* Given exercise
Copy the data precisely, character for character, and leave out every picture.

........

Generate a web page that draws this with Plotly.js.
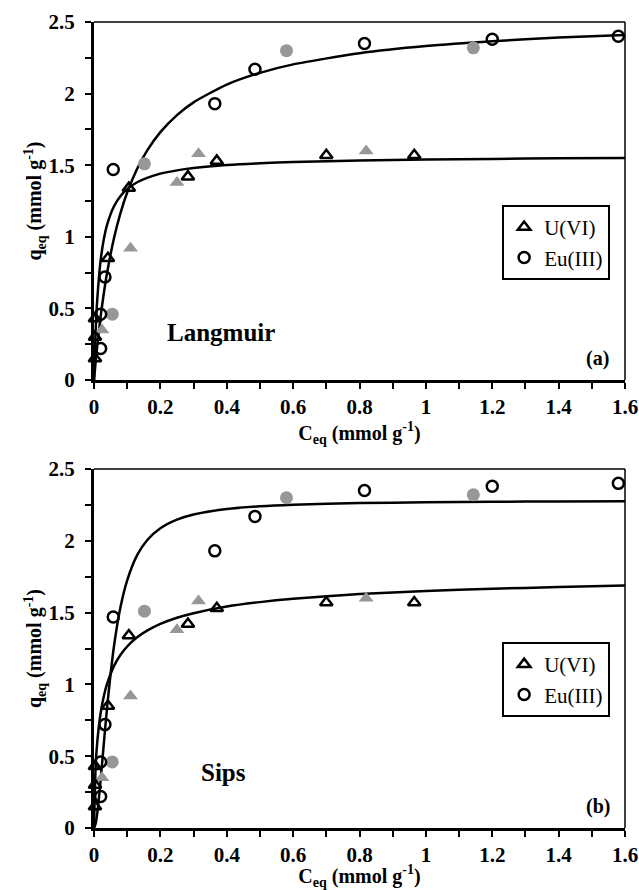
<!DOCTYPE html>
<html>
<head>
<meta charset="utf-8">
<script src="https://cdn.plot.ly/plotly-3.0.1.min.js"></script>
<style>html,body{margin:0;padding:0;background:#fff;}#chart{width:639px;height:890px;}</style>
</head>
<body>
<div id="chart"></div>
<script>
// ---- experimental data (same in both panels) ----
const uOpenX = [0.003, 0.003, 0.003, 0.042, 0.105, 0.283, 0.37, 0.70, 0.965];
const uOpenY = [0.15, 0.30, 0.43, 0.85, 1.34, 1.42, 1.53, 1.57, 1.57];
const uGrayX = [0.024, 0.11, 0.25, 0.315, 0.82];
const uGrayY = [0.35, 0.92, 1.38, 1.58, 1.60];
const euOpenX = [0.02, 0.02, 0.033, 0.058, 0.364, 0.485, 0.815, 1.20, 1.58];
const euOpenY = [0.22, 0.46, 0.72, 1.47, 1.93, 2.17, 2.35, 2.38, 2.40];
const euGrayX = [0.055, 0.152, 0.58, 1.143];
const euGrayY = [0.46, 1.51, 2.30, 2.32];

// ---- fitted curves ----
const fitX = [0, 0.005, 0.01, 0.02, 0.03, 0.04, 0.06, 0.08, 0.1, 0.13, 0.16, 0.2, 0.25, 0.3, 0.4, 0.5, 0.6, 0.8, 1.0, 1.2, 1.4, 1.6];
const langU = [0, 0.348, 0.569, 0.835, 0.989, 1.089, 1.212, 1.285, 1.333, 1.381, 1.412, 1.441, 1.464, 1.480, 1.501, 1.514, 1.522, 1.533, 1.540, 1.544, 1.548, 1.550];
const langEu = [0, 0.128, 0.243, 0.444, 0.613, 0.756, 0.988, 1.167, 1.309, 1.475, 1.602, 1.731, 1.850, 1.939, 2.063, 2.145, 2.204, 2.282, 2.332, 2.366, 2.391, 2.410];
const sipsU = [0, 0.433, 0.603, 0.801, 0.923, 1.009, 1.127, 1.206, 1.264, 1.328, 1.374, 1.421, 1.464, 1.496, 1.542, 1.573, 1.596, 1.629, 1.650, 1.666, 1.678, 1.688];
const sipsEu = [0, 0.032, 0.107, 0.334, 0.599, 0.853, 1.262, 1.540, 1.725, 1.900, 2.004, 2.087, 2.147, 2.183, 2.221, 2.240, 2.251, 2.263, 2.268, 2.272, 2.274, 2.275];

const seriesNames = ['U(VI)', 'Eu(III)'];
const panelLabels = ['(a)', '(b)'];
const modelNames = ['Langmuir', 'Sips'];

const serif = 'Liberation Serif';
const gray = '#979797';

function panel(xa, ya, lg, curveU, curveEu) {
  const common = {xaxis: xa, yaxis: ya, cliponaxis: false};
  return [
    Object.assign({x: fitX, y: curveU, mode: 'lines', line: {color: '#000', width: 2.5, shape: 'spline', smoothing: 0.6}, showlegend: false, hoverinfo: 'skip'}, common),
    Object.assign({x: fitX, y: curveEu, mode: 'lines', line: {color: '#000', width: 2.5, shape: 'spline', smoothing: 0.6}, showlegend: false, hoverinfo: 'skip'}, common),
    Object.assign({x: uGrayX, y: uGrayY, mode: 'markers', marker: {symbol: 'triangle-up', size: 13, color: gray, line: {width: 0}}, showlegend: false}, common),
    Object.assign({x: euGrayX, y: euGrayY, mode: 'markers', marker: {symbol: 'circle', size: 13, color: gray, line: {width: 0}}, showlegend: false}, common),
    Object.assign({x: uOpenX, y: uOpenY, mode: 'markers', name: seriesNames[0], legend: lg, marker: {symbol: 'triangle-up-open', size: 11, color: '#000', line: {width: 2.5, color: '#000'}}}, common),
    Object.assign({x: euOpenX, y: euOpenY, mode: 'markers', name: seriesNames[1], legend: lg, marker: {symbol: 'circle-open', size: 11, color: '#000', line: {width: 2.5, color: '#000'}}}, common)
  ];
}

const data = [].concat(
  panel('x', 'y', 'legend', langU, langEu),
  panel('x2', 'y2', 'legend2', sipsU, sipsEu)
);

const tickFont = {family: serif, size: 21, color: '#000', weight: 'bold'};
const titleFont = {family: serif, size: 20, color: '#000', weight: 'bold'};

function xAxis(anchor) {
  return {
    anchor: anchor, domain: [0, 1], range: [0, 1.6], dtick: 0.2, tick0: 0,
    showgrid: false, zeroline: false, showline: true, linecolor: '#000', linewidth: 3,
    ticks: 'outside', ticklen: 6, tickwidth: 2, tickcolor: '#000', tickfont: tickFont,
    minor: {dtick: 0.1, ticks: 'outside', ticklen: 6, tickwidth: 2, tickcolor: '#000', showgrid: false},
    title: {text: 'C<sub>eq</sub> (mmol g<sup>-1</sup>)', font: titleFont, standoff: 7},
    automargin: false
  };
}
function yAxis(anchor, dom) {
  return {
    anchor: anchor, domain: dom, range: [0, 2.5], dtick: 0.5, tick0: 0,
    showgrid: false, zeroline: false, showline: true, linecolor: '#000', linewidth: 3,
    ticks: 'outside', ticklen: 6, tickwidth: 2, tickcolor: '#000', tickfont: tickFont,
    minor: {dtick: 0.25, ticks: 'outside', ticklen: 6, tickwidth: 2, tickcolor: '#000', showgrid: false},
    ticklabelstandoff: 6,
    title: {text: 'q<sub>eq</sub> (mmol g<sup>-1</sup>)', font: titleFont, standoff: 0},
    automargin: false
  };
}

const legendBase = {
  xanchor: 'right', yanchor: 'top', x: 0.972,
  bgcolor: '#fff', bordercolor: '#000', borderwidth: 2,
  font: {family: serif, size: 21, color: '#000'},
  itemwidth: 30, tracegroupgap: 0
};

function frame(xr, yr) {
  return [
    {type: 'line', xref: xr + ' domain', yref: yr + ' domain', x0: 0, x1: 1, y0: 1, y1: 1, line: {color: '#000', width: 1.5}},
    {type: 'line', xref: xr + ' domain', yref: yr + ' domain', x0: 1, x1: 1, y0: 0, y1: 1, line: {color: '#000', width: 1.5}}
  ];
}

const layout = {
  width: 639, height: 890,
  margin: {l: 94, r: 14, t: 22, b: 62},
  paper_bgcolor: '#fff', plot_bgcolor: '#fff',
  font: {family: serif, color: '#000'},
  showlegend: true,
  xaxis: xAxis('y'),
  yaxis: yAxis('x', [0.5558, 1]),
  xaxis2: xAxis('y2'),
  yaxis2: yAxis('x2', [0, 0.4454]),
  legend: Object.assign({}, legendBase, {y: 0.773}),
  legend2: Object.assign({}, legendBase, {y: 0.2308}),
  shapes: [].concat(frame('x', 'y'), frame('x2', 'y2')),
  annotations: [
    {xref: 'x', yref: 'y', x: 0.383, y: 0.33, text: modelNames[0], showarrow: false, font: {family: serif, size: 25, color: '#000', weight: 'bold'}},
    {xref: 'x2', yref: 'y2', x: 0.389, y: 0.383, text: modelNames[1], showarrow: false, font: {family: serif, size: 25, color: '#000', weight: 'bold'}},
    {xref: 'x', yref: 'y', x: 1.518, y: 0.147, text: panelLabels[0], showarrow: false, font: {family: serif, size: 20, color: '#000', weight: 'bold'}},
    {xref: 'x2', yref: 'y2', x: 1.518, y: 0.153, text: panelLabels[1], showarrow: false, font: {family: serif, size: 20, color: '#000', weight: 'bold'}}
  ]
};

Plotly.newPlot('chart', data, layout, {displayModeBar: false, staticPlot: true});
</script>
</body>
</html>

........

* Reply
Generate a web page that draws this with Plotly.js.
<!DOCTYPE html>
<html>
<head>
<meta charset="utf-8">
<script src="https://cdn.plot.ly/plotly-3.0.1.min.js"></script>
<style>html,body{margin:0;padding:0;background:#fff;}#chart{width:639px;height:890px;}</style>
</head>
<body>
<div id="chart"></div>
<script>
// ---- experimental data (same in both panels) ----
const uOpenX = [0.003, 0.003, 0.003, 0.042, 0.105, 0.283, 0.37, 0.70, 0.965];
const uOpenY = [0.15, 0.30, 0.43, 0.85, 1.34, 1.42, 1.53, 1.57, 1.57];
const uGrayX = [0.024, 0.11, 0.25, 0.315, 0.82];
const uGrayY = [0.35, 0.92, 1.38, 1.58, 1.60];
const euOpenX = [0.02, 0.02, 0.033, 0.058, 0.364, 0.485, 0.815, 1.20, 1.58];
const euOpenY = [0.22, 0.46, 0.72, 1.47, 1.93, 2.17, 2.35, 2.38, 2.40];
const euGrayX = [0.055, 0.152, 0.58, 1.143];
const euGrayY = [0.46, 1.51, 2.30, 2.32];

// ---- fitted curves ----
const fitX = [0, 0.005, 0.01, 0.02, 0.03, 0.04, 0.06, 0.08, 0.1, 0.13, 0.16, 0.2, 0.25, 0.3, 0.4, 0.5, 0.6, 0.8, 1.0, 1.2, 1.4, 1.6];
const langU = [0, 0.348, 0.569, 0.835, 0.989, 1.089, 1.212, 1.285, 1.333, 1.381, 1.412, 1.441, 1.464, 1.480, 1.501, 1.514, 1.522, 1.533, 1.540, 1.544, 1.548, 1.550];
const langEu = [0, 0.128, 0.243, 0.444, 0.613, 0.756, 0.988, 1.167, 1.309, 1.475, 1.602, 1.731, 1.850, 1.939, 2.063, 2.145, 2.204, 2.282, 2.332, 2.366, 2.391, 2.410];
const sipsU = [0, 0.433, 0.603, 0.801, 0.923, 1.009, 1.127, 1.206, 1.264, 1.328, 1.374, 1.421, 1.464, 1.496, 1.542, 1.573, 1.596, 1.629, 1.650, 1.666, 1.678, 1.688];
const sipsEu = [0, 0.032, 0.107, 0.334, 0.599, 0.853, 1.262, 1.540, 1.725, 1.900, 2.004, 2.087, 2.147, 2.183, 2.221, 2.240, 2.251, 2.263, 2.268, 2.272, 2.274, 2.275];

const seriesNames = ['U(VI)', 'Eu(III)'];
const panelLabels = ['(a)', '(b)'];
const modelNames = ['Langmuir', 'Sips'];

const serif = 'Liberation Serif';
const gray = '#979797';

function panel(xa, ya, lg, curveU, curveEu) {
  const common = {xaxis: xa, yaxis: ya, cliponaxis: false};
  return [
    Object.assign({x: fitX, y: curveU, mode: 'lines', line: {color: '#000', width: 2.5, shape: 'spline', smoothing: 0.6}, showlegend: false, hoverinfo: 'skip'}, common),
    Object.assign({x: fitX, y: curveEu, mode: 'lines', line: {color: '#000', width: 2.5, shape: 'spline', smoothing: 0.6}, showlegend: false, hoverinfo: 'skip'}, common),
    Object.assign({x: uGrayX, y: uGrayY, mode: 'markers', marker: {symbol: 'triangle-up', size: 13, color: gray, line: {width: 0}}, showlegend: false}, common),
    Object.assign({x: euGrayX, y: euGrayY, mode: 'markers', marker: {symbol: 'circle', size: 13, color: gray, line: {width: 0}}, showlegend: false}, common),
    Object.assign({x: uOpenX, y: uOpenY, mode: 'markers', name: seriesNames[0], legend: lg, marker: {symbol: 'triangle-up-open', size: 11, color: '#000', line: {width: 2.5, color: '#000'}}}, common),
    Object.assign({x: euOpenX, y: euOpenY, mode: 'markers', name: seriesNames[1], legend: lg, marker: {symbol: 'circle-open', size: 11, color: '#000', line: {width: 2.5, color: '#000'}}}, common)
  ];
}

const data = [].concat(
  panel('x', 'y', 'legend', langU, langEu),
  panel('x2', 'y2', 'legend2', sipsU, sipsEu)
);

const tickFont = {family: serif, size: 21, color: '#000', weight: 'bold'};
const titleFont = {family: serif, size: 20, color: '#000', weight: 'bold'};

function xAxis(anchor) {
  return {
    anchor: anchor, domain: [0, 1], range: [0, 1.6], dtick: 0.2, tick0: 0,
    showgrid: false, zeroline: false, showline: true, linecolor: '#000', linewidth: 3,
    ticks: 'outside', ticklen: 6, tickwidth: 2, tickcolor: '#000', tickfont: tickFont,
    minor: {dtick: 0.1, ticks: 'outside', ticklen: 6, tickwidth: 2, tickcolor: '#000', showgrid: false},
    title: {text: 'C<sub>eq</sub> (mmol g<sup>-1</sup>)', font: titleFont, standoff: 7},
    automargin: false
  };
}
function yAxis(anchor, dom) {
  return {
    anchor: anchor, domain: dom, range: [0, 2.5], dtick: 0.5, tick0: 0,
    showgrid: false, zeroline: false, showline: true, linecolor: '#000', linewidth: 3,
    ticks: 'outside', ticklen: 6, tickwidth: 2, tickcolor: '#000', tickfont: tickFont,
    minor: {dtick: 0.25, ticks: 'outside', ticklen: 6, tickwidth: 2, tickcolor: '#000', showgrid: false},
    ticklabelstandoff: 6,
    title: {text: 'q<sub>eq</sub> (mmol g<sup>-1</sup>)', font: titleFont, standoff: 0},
    automargin: false
  };
}

const legendBase = {
  xanchor: 'right', yanchor: 'top', x: 0.972,
  bgcolor: '#fff', bordercolor: '#000', borderwidth: 2,
  font: {family: serif, size: 21, color: '#000'},
  itemwidth: 30, tracegroupgap: 0
};

function frame(xr, yr) {
  return [
    {type: 'line', xref: xr + ' domain', yref: yr + ' domain', x0: 0, x1: 1, y0: 1, y1: 1, line: {color: '#000', width: 1.5}},
    {type: 'line', xref: xr + ' domain', yref: yr + ' domain', x0: 1, x1: 1, y0: 0, y1: 1, line: {color: '#000', width: 1.5}}
  ];
}

const layout = {
  width: 639, height: 890,
  margin: {l: 94, r: 14, t: 22, b: 62},
  paper_bgcolor: '#fff', plot_bgcolor: '#fff',
  font: {family: serif, color: '#000'},
  showlegend: true,
  xaxis: xAxis('y'),
  yaxis: yAxis('x', [0.5558, 1]),
  xaxis2: xAxis('y2'),
  yaxis2: yAxis('x2', [0, 0.4454]),
  legend: Object.assign({}, legendBase, {y: 0.773}),
  legend2: Object.assign({}, legendBase, {y: 0.2308}),
  shapes: [].concat(frame('x', 'y'), frame('x2', 'y2')),
  annotations: [
    {xref: 'x', yref: 'y', x: 0.383, y: 0.33, text: modelNames[0], showarrow: false, font: {family: serif, size: 25, color: '#000', weight: 'bold'}},
    {xref: 'x2', yref: 'y2', x: 0.389, y: 0.383, text: modelNames[1], showarrow: false, font: {family: serif, size: 25, color: '#000', weight: 'bold'}},
    {xref: 'x', yref: 'y', x: 1.518, y: 0.147, text: panelLabels[0], showarrow: false, font: {family: serif, size: 20, color: '#000', weight: 'bold'}},
    {xref: 'x2', yref: 'y2', x: 1.518, y: 0.153, text: panelLabels[1], showarrow: false, font: {family: serif, size: 20, color: '#000', weight: 'bold'}}
  ]
};

Plotly.newPlot('chart', data, layout, {displayModeBar: false, staticPlot: true});
</script>
</body>
</html>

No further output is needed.